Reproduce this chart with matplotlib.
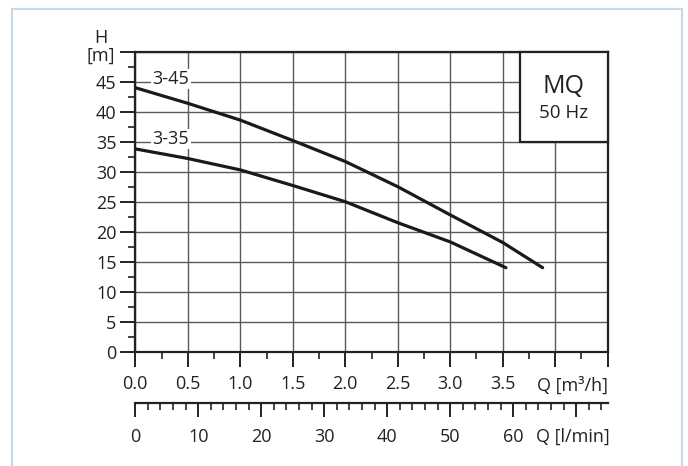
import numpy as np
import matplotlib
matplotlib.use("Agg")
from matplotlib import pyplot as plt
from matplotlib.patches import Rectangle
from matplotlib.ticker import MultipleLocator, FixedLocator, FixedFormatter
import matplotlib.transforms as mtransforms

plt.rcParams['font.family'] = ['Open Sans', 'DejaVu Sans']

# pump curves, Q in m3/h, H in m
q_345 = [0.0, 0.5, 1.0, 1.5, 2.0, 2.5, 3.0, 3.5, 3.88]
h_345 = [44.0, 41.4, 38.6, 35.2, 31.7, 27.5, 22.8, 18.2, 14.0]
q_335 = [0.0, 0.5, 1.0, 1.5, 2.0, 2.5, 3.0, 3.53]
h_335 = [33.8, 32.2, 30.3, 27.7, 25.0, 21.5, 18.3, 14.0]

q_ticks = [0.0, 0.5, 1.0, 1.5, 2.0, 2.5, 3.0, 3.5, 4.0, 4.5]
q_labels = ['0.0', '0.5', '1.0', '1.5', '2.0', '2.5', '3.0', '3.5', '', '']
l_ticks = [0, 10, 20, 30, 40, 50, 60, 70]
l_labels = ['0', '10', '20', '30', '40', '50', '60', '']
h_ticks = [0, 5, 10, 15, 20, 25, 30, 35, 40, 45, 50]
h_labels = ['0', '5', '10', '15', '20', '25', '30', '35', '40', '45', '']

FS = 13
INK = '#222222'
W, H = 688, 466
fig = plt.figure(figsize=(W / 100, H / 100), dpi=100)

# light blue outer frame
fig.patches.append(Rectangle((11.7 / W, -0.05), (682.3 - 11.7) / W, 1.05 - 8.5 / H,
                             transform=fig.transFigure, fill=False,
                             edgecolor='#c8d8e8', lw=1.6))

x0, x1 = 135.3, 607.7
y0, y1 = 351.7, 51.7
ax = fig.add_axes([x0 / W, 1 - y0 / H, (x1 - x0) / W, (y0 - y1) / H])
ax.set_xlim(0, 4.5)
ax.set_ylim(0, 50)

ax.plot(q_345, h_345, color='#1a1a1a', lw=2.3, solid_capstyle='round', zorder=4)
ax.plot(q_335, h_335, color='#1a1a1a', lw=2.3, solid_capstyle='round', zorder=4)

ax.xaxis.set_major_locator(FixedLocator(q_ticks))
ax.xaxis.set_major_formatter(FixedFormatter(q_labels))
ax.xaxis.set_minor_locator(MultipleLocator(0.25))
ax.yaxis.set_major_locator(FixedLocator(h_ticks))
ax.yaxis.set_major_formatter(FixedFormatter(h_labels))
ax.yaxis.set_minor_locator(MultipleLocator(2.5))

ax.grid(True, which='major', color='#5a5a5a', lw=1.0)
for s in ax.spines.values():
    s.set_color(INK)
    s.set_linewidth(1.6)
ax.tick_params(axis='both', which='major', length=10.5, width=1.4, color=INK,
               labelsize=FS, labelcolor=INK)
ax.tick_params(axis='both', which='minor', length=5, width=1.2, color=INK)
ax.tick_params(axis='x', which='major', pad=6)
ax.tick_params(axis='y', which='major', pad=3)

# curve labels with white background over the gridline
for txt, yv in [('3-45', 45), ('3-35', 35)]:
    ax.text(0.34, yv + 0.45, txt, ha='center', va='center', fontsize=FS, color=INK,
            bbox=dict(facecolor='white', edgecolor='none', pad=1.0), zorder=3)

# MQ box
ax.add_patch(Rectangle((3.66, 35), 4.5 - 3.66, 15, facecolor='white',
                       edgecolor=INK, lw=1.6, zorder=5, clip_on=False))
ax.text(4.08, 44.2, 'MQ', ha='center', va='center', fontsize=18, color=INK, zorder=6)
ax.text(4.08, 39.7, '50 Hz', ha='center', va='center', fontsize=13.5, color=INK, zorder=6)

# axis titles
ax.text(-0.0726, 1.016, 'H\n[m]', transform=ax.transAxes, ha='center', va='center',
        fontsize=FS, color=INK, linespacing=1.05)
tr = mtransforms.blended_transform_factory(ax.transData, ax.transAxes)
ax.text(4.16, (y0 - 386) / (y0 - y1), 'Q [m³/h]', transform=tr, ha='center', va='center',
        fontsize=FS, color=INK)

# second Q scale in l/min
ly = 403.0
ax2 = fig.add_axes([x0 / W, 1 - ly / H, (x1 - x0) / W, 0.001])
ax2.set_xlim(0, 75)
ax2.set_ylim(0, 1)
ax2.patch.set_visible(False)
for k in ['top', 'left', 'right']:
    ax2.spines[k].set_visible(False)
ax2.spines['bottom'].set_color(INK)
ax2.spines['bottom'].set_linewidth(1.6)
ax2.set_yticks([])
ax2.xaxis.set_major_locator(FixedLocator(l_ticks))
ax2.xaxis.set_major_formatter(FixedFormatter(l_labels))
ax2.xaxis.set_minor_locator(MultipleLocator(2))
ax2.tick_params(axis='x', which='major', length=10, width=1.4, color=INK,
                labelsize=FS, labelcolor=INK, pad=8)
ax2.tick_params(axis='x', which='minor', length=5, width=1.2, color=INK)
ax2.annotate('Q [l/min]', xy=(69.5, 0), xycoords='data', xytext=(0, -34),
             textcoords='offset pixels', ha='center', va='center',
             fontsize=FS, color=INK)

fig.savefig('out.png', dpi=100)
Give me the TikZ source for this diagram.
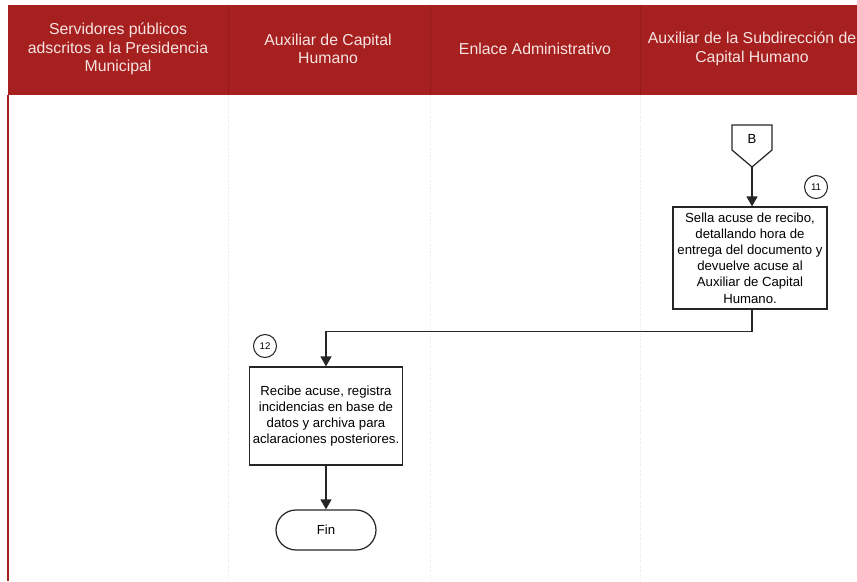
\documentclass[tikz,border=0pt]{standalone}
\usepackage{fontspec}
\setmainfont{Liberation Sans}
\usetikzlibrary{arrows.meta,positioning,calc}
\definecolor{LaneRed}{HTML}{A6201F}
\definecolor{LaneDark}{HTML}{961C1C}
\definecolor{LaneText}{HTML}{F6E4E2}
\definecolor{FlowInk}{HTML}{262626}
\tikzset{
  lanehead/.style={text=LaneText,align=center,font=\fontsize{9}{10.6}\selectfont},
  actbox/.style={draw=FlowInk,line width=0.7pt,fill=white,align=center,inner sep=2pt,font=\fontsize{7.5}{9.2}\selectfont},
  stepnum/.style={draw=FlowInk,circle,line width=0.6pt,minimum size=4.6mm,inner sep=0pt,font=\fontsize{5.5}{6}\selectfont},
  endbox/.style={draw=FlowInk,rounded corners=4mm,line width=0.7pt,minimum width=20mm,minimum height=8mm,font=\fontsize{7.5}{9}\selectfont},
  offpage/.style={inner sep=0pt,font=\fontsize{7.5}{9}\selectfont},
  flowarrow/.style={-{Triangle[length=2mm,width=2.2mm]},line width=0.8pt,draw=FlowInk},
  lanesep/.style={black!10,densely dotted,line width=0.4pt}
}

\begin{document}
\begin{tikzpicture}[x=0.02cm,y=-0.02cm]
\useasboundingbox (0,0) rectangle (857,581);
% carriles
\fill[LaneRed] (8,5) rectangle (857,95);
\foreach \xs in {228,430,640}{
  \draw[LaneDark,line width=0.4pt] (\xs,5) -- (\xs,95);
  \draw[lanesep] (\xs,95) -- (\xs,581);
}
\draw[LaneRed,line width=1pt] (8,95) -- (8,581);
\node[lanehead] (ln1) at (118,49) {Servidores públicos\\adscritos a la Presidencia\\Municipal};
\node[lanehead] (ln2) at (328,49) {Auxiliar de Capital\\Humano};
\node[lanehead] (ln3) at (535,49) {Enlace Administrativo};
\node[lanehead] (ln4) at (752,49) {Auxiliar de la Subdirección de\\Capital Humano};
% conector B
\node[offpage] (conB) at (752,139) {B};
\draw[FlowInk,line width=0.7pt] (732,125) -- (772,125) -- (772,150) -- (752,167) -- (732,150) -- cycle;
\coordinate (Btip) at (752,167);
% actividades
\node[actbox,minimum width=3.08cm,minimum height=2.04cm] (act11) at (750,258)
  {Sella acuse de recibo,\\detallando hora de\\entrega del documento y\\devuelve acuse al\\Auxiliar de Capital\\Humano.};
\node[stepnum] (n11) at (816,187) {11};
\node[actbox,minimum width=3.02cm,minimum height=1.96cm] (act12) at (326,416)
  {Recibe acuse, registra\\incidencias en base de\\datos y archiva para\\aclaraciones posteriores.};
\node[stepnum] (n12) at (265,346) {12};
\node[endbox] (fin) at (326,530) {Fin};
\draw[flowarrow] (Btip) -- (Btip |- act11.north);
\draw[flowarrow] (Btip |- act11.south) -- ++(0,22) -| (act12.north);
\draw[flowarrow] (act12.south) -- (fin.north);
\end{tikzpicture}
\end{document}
• • • •
- [What the task requires]
Repeat the listing above from its first line through the line that contains "ax.yaxis.set_minor_locator(MultipleLocator(2.5))", both included, and nothing more. Drop the pictures.

- [Output below]
Reproduce this chart with matplotlib.
import numpy as np
import matplotlib
matplotlib.use("Agg")
from matplotlib import pyplot as plt
from matplotlib.patches import Rectangle
from matplotlib.ticker import MultipleLocator, FixedLocator, FixedFormatter
import matplotlib.transforms as mtransforms

plt.rcParams['font.family'] = ['Open Sans', 'DejaVu Sans']

# pump curves, Q in m3/h, H in m
q_345 = [0.0, 0.5, 1.0, 1.5, 2.0, 2.5, 3.0, 3.5, 3.88]
h_345 = [44.0, 41.4, 38.6, 35.2, 31.7, 27.5, 22.8, 18.2, 14.0]
q_335 = [0.0, 0.5, 1.0, 1.5, 2.0, 2.5, 3.0, 3.53]
h_335 = [33.8, 32.2, 30.3, 27.7, 25.0, 21.5, 18.3, 14.0]

q_ticks = [0.0, 0.5, 1.0, 1.5, 2.0, 2.5, 3.0, 3.5, 4.0, 4.5]
q_labels = ['0.0', '0.5', '1.0', '1.5', '2.0', '2.5', '3.0', '3.5', '', '']
l_ticks = [0, 10, 20, 30, 40, 50, 60, 70]
l_labels = ['0', '10', '20', '30', '40', '50', '60', '']
h_ticks = [0, 5, 10, 15, 20, 25, 30, 35, 40, 45, 50]
h_labels = ['0', '5', '10', '15', '20', '25', '30', '35', '40', '45', '']

FS = 13
INK = '#222222'
W, H = 688, 466
fig = plt.figure(figsize=(W / 100, H / 100), dpi=100)

# light blue outer frame
fig.patches.append(Rectangle((11.7 / W, -0.05), (682.3 - 11.7) / W, 1.05 - 8.5 / H,
                             transform=fig.transFigure, fill=False,
                             edgecolor='#c8d8e8', lw=1.6))

x0, x1 = 135.3, 607.7
y0, y1 = 351.7, 51.7
ax = fig.add_axes([x0 / W, 1 - y0 / H, (x1 - x0) / W, (y0 - y1) / H])
ax.set_xlim(0, 4.5)
ax.set_ylim(0, 50)

ax.plot(q_345, h_345, color='#1a1a1a', lw=2.3, solid_capstyle='round', zorder=4)
ax.plot(q_335, h_335, color='#1a1a1a', lw=2.3, solid_capstyle='round', zorder=4)

ax.xaxis.set_major_locator(FixedLocator(q_ticks))
ax.xaxis.set_major_formatter(FixedFormatter(q_labels))
ax.xaxis.set_minor_locator(MultipleLocator(0.25))
ax.yaxis.set_major_locator(FixedLocator(h_ticks))
ax.yaxis.set_major_formatter(FixedFormatter(h_labels))
ax.yaxis.set_minor_locator(MultipleLocator(2.5))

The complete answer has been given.